Figure scripts
——
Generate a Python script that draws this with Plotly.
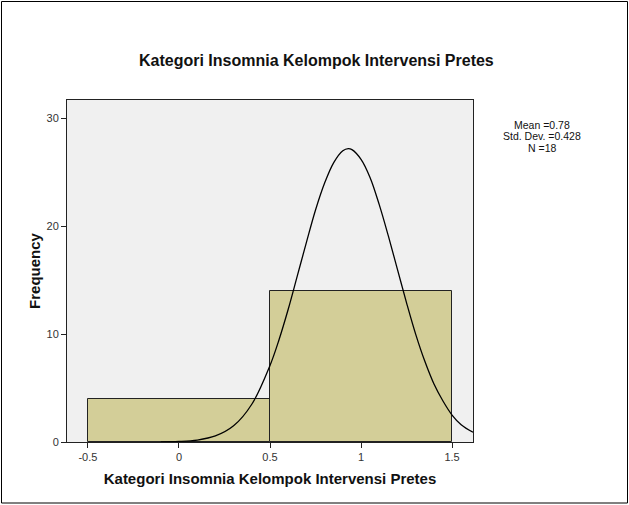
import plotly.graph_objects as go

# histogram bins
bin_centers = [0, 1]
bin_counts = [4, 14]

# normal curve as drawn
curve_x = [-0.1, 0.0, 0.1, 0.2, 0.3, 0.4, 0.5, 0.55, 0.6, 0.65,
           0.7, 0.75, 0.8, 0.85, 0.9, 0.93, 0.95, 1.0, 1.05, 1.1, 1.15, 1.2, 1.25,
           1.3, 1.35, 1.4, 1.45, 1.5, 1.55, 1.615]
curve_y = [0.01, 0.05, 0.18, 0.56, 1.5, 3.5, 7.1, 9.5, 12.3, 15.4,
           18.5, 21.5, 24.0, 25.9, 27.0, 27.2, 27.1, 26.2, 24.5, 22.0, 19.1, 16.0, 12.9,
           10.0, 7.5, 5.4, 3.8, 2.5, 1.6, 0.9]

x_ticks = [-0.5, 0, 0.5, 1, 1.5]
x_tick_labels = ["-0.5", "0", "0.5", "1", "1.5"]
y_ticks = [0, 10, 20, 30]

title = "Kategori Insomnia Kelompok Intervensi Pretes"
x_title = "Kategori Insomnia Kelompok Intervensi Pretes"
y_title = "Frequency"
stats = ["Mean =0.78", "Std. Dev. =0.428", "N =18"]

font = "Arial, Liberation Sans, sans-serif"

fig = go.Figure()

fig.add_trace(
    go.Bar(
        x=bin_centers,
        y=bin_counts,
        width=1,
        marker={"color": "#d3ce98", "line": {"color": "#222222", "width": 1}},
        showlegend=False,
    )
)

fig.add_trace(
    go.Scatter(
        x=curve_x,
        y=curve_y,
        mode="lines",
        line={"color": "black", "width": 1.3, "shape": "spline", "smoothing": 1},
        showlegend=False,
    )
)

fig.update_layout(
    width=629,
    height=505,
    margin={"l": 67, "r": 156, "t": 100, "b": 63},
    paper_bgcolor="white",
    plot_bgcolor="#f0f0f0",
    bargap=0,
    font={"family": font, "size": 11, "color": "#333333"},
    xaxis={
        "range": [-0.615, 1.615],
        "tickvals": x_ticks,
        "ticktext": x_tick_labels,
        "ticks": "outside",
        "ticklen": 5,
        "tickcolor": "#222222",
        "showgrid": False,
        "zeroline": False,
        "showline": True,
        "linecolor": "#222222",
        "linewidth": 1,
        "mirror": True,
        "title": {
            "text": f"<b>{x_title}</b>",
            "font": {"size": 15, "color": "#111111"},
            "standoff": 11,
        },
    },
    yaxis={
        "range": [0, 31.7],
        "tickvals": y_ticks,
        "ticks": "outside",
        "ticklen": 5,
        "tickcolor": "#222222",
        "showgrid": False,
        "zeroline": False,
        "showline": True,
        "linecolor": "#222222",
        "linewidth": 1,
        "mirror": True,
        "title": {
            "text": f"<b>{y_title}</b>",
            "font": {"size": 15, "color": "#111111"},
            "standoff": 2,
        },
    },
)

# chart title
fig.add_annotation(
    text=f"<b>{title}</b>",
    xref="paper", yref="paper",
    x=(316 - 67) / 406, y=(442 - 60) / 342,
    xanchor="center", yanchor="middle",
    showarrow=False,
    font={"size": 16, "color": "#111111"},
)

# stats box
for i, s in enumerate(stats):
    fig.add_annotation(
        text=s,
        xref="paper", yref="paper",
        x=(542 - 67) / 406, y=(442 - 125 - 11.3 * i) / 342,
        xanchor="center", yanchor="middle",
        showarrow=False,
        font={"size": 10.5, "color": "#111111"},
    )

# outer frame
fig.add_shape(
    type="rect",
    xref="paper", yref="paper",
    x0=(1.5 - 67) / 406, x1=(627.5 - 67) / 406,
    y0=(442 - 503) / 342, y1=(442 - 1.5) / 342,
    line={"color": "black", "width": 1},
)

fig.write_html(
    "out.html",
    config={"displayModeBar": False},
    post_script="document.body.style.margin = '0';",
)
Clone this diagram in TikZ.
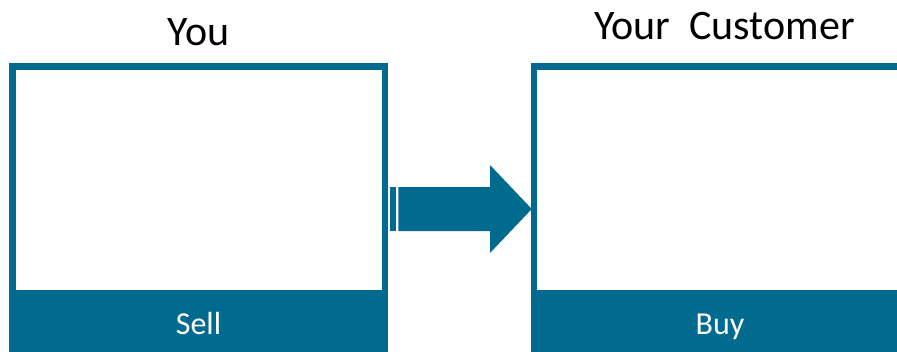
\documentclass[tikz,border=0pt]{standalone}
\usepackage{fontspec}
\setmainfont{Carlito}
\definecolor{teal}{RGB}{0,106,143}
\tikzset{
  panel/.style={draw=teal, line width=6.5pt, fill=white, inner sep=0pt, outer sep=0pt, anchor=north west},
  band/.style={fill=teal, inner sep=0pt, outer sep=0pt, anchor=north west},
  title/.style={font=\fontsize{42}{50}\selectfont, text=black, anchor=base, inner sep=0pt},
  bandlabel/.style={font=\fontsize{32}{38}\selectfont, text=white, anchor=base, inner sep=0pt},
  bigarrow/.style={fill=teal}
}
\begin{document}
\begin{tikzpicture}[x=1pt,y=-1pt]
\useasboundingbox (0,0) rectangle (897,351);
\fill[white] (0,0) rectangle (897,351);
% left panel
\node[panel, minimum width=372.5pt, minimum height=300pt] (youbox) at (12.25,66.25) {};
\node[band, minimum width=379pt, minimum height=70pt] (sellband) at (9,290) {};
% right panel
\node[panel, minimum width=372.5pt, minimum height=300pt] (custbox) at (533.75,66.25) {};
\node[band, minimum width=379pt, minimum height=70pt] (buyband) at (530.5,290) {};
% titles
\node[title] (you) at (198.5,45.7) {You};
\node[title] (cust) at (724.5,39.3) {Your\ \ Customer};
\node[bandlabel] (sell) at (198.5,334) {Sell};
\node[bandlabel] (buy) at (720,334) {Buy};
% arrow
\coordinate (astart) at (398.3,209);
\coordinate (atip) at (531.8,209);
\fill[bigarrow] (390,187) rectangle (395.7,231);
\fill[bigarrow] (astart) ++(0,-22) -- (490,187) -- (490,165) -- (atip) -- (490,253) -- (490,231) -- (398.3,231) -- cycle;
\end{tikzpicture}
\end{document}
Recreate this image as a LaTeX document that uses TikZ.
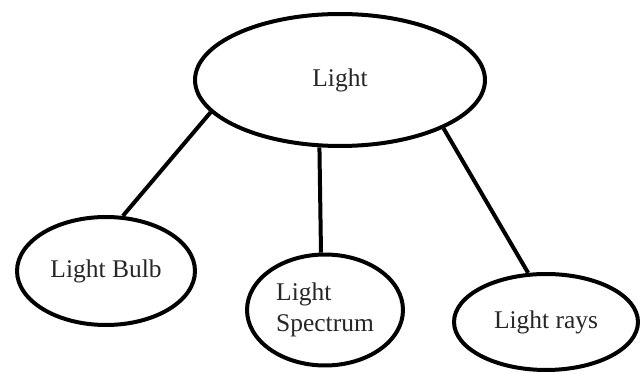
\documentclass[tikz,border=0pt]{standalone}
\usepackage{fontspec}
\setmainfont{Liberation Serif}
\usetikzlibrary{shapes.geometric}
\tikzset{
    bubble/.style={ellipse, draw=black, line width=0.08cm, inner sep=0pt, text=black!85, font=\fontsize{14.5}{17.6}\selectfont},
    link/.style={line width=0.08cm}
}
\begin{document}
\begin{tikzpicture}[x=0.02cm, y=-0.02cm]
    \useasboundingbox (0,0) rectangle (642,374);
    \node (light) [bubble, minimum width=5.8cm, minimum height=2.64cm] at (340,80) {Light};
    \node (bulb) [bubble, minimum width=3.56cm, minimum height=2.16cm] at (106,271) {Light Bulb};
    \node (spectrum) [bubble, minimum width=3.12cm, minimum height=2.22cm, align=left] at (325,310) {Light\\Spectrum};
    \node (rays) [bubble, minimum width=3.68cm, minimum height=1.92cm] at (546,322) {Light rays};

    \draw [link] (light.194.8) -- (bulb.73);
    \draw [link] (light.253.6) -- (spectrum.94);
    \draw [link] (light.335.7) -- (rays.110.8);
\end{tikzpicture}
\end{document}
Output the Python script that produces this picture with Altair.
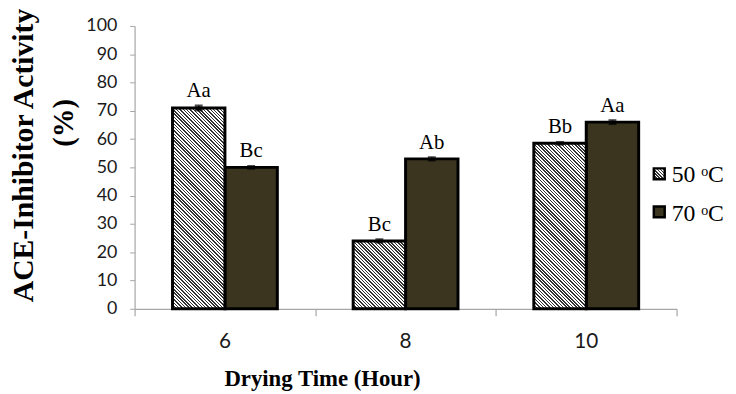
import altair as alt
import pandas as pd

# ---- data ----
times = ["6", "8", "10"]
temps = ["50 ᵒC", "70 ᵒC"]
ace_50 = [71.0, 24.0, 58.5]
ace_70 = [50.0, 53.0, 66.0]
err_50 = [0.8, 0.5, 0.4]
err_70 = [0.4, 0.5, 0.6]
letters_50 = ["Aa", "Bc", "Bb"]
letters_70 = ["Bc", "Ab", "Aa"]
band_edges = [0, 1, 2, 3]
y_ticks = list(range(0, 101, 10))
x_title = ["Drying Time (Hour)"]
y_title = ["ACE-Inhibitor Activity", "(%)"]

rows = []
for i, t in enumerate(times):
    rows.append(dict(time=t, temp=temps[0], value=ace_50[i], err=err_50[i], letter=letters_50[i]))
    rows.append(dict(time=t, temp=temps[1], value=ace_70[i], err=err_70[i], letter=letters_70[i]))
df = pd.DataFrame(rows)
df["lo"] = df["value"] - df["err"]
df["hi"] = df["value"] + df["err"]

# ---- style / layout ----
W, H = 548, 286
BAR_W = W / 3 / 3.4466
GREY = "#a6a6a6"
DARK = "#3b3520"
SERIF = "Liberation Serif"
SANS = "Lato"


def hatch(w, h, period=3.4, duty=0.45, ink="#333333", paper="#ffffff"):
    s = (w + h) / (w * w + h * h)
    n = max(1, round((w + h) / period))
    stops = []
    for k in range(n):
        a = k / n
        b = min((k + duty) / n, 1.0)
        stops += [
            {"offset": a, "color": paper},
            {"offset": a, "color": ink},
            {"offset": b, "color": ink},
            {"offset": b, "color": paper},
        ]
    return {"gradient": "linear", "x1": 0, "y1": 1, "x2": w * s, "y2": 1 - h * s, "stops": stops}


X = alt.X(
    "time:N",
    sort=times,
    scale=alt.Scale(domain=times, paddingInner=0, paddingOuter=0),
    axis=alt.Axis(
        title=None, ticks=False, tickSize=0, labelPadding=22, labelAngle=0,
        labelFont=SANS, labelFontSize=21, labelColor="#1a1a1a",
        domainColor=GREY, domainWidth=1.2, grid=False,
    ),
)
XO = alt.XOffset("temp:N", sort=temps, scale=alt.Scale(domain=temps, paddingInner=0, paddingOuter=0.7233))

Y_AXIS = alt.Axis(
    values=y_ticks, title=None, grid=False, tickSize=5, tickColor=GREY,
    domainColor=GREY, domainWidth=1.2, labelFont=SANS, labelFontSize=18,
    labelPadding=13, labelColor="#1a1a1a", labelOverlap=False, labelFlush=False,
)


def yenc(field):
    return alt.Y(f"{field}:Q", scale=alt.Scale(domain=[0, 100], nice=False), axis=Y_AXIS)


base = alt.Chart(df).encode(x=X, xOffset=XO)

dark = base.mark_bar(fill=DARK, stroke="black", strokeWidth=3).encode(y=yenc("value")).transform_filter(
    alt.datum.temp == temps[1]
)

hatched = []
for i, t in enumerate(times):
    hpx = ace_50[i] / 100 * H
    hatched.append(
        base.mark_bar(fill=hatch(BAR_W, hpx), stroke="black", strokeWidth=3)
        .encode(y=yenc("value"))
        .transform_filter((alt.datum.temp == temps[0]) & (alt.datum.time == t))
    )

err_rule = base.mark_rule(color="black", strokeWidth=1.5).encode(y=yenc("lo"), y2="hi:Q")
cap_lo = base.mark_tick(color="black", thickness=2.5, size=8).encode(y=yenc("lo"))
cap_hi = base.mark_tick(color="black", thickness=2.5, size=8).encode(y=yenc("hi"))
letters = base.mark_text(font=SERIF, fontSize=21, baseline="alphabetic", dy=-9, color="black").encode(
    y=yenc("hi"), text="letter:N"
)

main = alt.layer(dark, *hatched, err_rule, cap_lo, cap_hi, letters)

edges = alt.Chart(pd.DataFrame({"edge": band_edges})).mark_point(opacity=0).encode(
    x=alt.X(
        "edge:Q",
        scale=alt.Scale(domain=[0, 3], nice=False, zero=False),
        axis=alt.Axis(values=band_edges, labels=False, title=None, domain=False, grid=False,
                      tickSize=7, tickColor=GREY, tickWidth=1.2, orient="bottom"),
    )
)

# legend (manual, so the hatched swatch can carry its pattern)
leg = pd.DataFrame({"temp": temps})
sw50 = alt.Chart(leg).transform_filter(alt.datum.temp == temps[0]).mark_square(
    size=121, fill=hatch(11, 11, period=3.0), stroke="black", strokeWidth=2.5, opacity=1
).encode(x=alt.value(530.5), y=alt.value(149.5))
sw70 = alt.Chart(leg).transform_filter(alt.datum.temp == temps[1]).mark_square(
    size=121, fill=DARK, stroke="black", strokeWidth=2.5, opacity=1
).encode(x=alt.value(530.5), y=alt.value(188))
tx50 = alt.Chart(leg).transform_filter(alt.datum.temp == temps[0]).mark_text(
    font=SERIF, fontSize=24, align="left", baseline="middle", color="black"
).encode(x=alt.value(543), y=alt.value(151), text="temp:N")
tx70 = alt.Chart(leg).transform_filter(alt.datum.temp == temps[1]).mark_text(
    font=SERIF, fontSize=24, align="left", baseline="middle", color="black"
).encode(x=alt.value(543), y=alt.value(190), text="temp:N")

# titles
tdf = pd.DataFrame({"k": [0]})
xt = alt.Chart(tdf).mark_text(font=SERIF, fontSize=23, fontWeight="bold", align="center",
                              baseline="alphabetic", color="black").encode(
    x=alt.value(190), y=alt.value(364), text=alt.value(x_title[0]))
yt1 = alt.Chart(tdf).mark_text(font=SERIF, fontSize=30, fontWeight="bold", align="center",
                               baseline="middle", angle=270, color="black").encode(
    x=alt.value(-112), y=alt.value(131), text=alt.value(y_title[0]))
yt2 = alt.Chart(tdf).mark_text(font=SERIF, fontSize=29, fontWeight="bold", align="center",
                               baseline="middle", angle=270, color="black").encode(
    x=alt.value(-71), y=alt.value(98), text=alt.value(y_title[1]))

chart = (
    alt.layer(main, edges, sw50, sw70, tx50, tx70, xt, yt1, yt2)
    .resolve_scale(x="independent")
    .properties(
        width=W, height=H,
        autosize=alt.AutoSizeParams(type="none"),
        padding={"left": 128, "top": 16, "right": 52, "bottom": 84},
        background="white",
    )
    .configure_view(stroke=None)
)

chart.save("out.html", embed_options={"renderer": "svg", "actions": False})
——
* _TASK TO CARRY OUT_
Pictures stay out. Print the data exactly, from its first line through the line containing "bin_counts = [4, 14]".

* _RESULT FOR THIS EXERCISE_
Generate a Python script that draws this with Plotly.
import plotly.graph_objects as go

# histogram bins
bin_centers = [0, 1]
bin_counts = [4, 14]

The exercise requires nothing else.